Starting at the first line of the data, print each line verbatim up to and including the line bearing "import * as", omitting pictures.

- Material provided -

--- BEGIN ---

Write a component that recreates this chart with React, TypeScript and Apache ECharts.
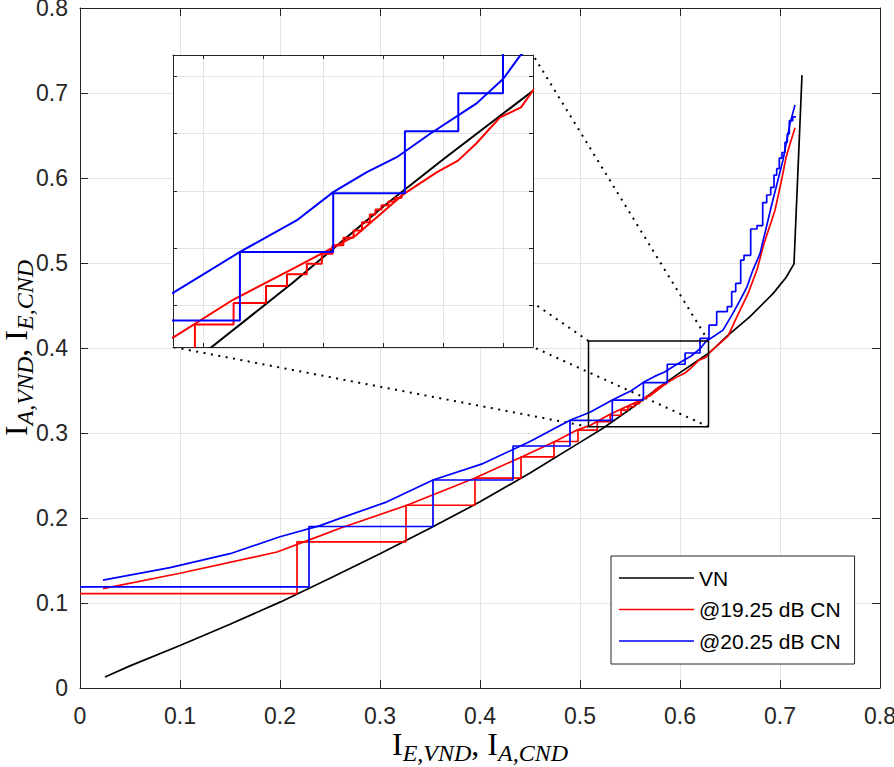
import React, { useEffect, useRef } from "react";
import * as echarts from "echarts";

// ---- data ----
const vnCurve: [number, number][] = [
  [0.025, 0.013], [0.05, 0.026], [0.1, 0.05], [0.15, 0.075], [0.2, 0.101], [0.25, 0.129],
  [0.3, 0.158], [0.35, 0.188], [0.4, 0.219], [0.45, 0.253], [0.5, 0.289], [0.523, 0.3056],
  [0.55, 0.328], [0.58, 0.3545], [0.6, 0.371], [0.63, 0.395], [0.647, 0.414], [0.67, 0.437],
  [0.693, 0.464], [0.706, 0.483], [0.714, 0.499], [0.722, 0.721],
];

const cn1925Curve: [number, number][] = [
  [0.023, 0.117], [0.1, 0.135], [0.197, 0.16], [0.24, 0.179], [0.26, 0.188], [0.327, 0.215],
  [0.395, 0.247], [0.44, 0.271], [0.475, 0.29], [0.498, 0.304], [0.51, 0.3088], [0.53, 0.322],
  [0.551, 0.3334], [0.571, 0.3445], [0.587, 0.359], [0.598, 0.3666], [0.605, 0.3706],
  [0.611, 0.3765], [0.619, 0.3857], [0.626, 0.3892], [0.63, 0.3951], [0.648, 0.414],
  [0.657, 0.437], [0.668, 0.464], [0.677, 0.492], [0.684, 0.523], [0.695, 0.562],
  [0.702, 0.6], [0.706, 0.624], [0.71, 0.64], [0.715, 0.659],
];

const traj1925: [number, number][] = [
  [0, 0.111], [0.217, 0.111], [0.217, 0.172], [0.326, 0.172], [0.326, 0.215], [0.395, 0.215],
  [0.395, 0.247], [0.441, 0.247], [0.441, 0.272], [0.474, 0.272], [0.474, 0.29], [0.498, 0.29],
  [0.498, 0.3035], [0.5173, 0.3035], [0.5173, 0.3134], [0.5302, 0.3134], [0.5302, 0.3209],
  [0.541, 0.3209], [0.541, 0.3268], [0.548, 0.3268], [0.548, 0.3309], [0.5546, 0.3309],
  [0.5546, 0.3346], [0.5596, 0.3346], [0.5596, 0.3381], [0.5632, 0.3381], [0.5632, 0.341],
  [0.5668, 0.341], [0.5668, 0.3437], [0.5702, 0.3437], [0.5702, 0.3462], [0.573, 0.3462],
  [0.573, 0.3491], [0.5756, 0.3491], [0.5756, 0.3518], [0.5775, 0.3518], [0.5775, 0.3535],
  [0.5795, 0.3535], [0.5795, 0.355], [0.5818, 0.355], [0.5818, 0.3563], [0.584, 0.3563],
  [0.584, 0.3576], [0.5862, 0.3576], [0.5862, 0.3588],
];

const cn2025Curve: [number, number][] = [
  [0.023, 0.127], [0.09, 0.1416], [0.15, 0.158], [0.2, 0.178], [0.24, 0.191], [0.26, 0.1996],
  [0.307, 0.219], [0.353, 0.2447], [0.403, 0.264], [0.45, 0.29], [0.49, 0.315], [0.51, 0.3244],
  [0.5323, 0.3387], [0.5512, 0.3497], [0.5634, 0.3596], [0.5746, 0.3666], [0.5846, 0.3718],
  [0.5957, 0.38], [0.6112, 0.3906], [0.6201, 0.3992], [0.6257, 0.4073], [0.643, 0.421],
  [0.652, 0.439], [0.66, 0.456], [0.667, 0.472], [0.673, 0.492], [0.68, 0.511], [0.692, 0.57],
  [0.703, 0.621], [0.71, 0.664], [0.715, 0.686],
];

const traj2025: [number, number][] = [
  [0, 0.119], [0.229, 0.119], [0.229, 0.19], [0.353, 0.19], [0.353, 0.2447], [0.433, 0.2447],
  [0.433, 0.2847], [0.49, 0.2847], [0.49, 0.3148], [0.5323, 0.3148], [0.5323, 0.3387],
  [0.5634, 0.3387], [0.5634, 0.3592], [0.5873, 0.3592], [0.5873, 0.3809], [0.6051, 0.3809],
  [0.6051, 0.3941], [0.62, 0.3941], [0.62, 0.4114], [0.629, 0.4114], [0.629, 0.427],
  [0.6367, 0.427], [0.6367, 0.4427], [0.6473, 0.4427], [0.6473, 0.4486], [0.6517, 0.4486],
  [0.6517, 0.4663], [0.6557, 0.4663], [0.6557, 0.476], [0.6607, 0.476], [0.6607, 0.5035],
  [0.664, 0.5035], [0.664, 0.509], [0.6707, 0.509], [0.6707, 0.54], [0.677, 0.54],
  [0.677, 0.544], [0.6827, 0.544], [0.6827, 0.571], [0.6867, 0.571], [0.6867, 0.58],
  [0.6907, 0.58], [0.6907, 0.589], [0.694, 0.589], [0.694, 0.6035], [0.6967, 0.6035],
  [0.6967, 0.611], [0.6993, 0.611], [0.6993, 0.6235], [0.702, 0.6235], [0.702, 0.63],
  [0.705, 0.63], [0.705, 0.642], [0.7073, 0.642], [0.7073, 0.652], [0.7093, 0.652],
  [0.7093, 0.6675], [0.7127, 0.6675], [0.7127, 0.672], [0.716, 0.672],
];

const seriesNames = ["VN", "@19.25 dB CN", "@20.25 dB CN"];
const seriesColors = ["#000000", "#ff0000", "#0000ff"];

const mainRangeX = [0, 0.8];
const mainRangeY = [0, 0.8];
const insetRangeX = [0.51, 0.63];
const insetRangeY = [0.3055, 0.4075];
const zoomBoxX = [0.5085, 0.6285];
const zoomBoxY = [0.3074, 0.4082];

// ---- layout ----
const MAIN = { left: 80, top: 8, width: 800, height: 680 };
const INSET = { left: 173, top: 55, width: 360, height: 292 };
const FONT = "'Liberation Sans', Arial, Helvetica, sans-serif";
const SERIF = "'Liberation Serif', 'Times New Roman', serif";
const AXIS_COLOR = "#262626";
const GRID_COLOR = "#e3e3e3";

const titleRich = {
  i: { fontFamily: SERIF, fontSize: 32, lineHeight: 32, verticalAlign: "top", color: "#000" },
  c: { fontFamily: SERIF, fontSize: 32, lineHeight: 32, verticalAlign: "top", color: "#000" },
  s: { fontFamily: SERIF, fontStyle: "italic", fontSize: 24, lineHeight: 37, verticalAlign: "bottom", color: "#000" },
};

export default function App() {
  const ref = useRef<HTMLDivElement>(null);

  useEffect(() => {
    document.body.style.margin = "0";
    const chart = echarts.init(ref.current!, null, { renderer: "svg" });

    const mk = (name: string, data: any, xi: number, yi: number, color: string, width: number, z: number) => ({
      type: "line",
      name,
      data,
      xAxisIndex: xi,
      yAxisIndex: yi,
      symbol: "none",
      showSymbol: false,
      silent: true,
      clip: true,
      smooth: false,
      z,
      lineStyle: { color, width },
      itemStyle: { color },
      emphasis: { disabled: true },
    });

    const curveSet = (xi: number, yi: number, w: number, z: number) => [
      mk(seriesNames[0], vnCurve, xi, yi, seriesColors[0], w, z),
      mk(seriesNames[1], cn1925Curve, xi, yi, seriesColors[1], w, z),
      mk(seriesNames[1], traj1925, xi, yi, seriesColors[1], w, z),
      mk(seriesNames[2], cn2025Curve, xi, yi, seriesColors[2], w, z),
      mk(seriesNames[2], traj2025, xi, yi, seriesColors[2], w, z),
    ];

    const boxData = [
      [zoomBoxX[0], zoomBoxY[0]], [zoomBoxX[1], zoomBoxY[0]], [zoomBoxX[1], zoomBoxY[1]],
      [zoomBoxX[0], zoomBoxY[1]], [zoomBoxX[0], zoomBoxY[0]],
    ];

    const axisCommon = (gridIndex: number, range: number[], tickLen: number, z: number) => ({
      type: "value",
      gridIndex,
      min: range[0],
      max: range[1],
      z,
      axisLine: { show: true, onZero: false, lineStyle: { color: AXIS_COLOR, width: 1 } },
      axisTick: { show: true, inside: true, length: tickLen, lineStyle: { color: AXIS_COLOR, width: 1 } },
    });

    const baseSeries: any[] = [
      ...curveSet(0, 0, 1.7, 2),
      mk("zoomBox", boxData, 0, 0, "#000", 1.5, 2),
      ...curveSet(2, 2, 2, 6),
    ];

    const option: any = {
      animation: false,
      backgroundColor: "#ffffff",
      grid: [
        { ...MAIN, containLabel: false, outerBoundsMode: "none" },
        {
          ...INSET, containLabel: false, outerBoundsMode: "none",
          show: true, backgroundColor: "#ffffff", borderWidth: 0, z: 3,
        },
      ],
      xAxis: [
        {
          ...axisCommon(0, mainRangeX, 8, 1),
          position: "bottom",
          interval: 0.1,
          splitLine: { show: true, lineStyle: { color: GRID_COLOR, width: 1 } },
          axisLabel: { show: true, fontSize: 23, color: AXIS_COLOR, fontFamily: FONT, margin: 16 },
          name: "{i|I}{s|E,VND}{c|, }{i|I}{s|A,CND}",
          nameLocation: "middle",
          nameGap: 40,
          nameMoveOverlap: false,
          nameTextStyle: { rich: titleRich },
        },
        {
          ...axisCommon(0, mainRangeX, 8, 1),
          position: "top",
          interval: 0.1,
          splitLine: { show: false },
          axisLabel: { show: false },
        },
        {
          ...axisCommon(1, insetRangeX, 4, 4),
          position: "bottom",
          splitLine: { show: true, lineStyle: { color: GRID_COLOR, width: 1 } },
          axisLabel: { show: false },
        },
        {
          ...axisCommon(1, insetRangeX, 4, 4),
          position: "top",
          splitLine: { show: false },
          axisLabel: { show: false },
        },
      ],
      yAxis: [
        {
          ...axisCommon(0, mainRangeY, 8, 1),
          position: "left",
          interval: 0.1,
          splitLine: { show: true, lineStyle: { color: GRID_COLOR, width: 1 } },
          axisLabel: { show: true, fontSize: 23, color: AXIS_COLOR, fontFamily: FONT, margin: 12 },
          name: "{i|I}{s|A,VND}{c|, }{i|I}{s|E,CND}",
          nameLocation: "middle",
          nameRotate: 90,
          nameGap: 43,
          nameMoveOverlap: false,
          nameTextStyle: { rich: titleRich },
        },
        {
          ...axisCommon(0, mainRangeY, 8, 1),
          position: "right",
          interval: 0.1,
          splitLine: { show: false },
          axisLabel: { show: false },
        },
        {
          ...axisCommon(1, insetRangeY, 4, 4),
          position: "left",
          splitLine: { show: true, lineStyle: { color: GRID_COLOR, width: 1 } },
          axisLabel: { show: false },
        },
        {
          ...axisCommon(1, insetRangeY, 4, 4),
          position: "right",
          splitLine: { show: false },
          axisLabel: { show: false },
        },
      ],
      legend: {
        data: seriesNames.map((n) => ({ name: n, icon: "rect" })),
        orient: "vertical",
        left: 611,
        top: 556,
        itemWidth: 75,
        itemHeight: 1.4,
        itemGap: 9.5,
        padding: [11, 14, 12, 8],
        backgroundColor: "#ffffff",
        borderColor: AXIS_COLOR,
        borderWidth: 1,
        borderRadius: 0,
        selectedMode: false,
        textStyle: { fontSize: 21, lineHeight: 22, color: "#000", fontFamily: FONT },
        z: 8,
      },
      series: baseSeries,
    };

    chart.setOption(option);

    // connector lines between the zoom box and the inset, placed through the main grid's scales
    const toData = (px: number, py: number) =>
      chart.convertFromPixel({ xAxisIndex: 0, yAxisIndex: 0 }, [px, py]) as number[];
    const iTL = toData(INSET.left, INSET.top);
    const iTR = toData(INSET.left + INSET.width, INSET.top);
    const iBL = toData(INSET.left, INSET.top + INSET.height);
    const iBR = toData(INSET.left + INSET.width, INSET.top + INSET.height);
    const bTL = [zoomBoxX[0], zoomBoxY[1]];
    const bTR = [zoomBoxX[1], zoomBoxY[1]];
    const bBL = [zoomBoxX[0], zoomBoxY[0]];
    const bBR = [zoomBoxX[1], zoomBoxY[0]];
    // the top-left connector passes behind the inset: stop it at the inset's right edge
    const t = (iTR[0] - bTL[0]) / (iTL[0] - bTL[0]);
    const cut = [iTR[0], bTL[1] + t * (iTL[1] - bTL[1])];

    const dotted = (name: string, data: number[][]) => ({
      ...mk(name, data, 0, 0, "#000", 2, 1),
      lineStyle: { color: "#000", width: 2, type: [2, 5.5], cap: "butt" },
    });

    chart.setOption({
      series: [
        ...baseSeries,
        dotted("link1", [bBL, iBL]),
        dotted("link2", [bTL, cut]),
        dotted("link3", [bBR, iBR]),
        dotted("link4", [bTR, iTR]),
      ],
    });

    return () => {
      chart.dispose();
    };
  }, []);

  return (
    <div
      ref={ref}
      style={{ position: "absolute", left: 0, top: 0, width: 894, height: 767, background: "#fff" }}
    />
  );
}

--- END ---

- Correct answer -
Write a component that recreates this chart with React, TypeScript and Apache ECharts.
import React, { useEffect, useRef } from "react";
import * as echarts from "echarts";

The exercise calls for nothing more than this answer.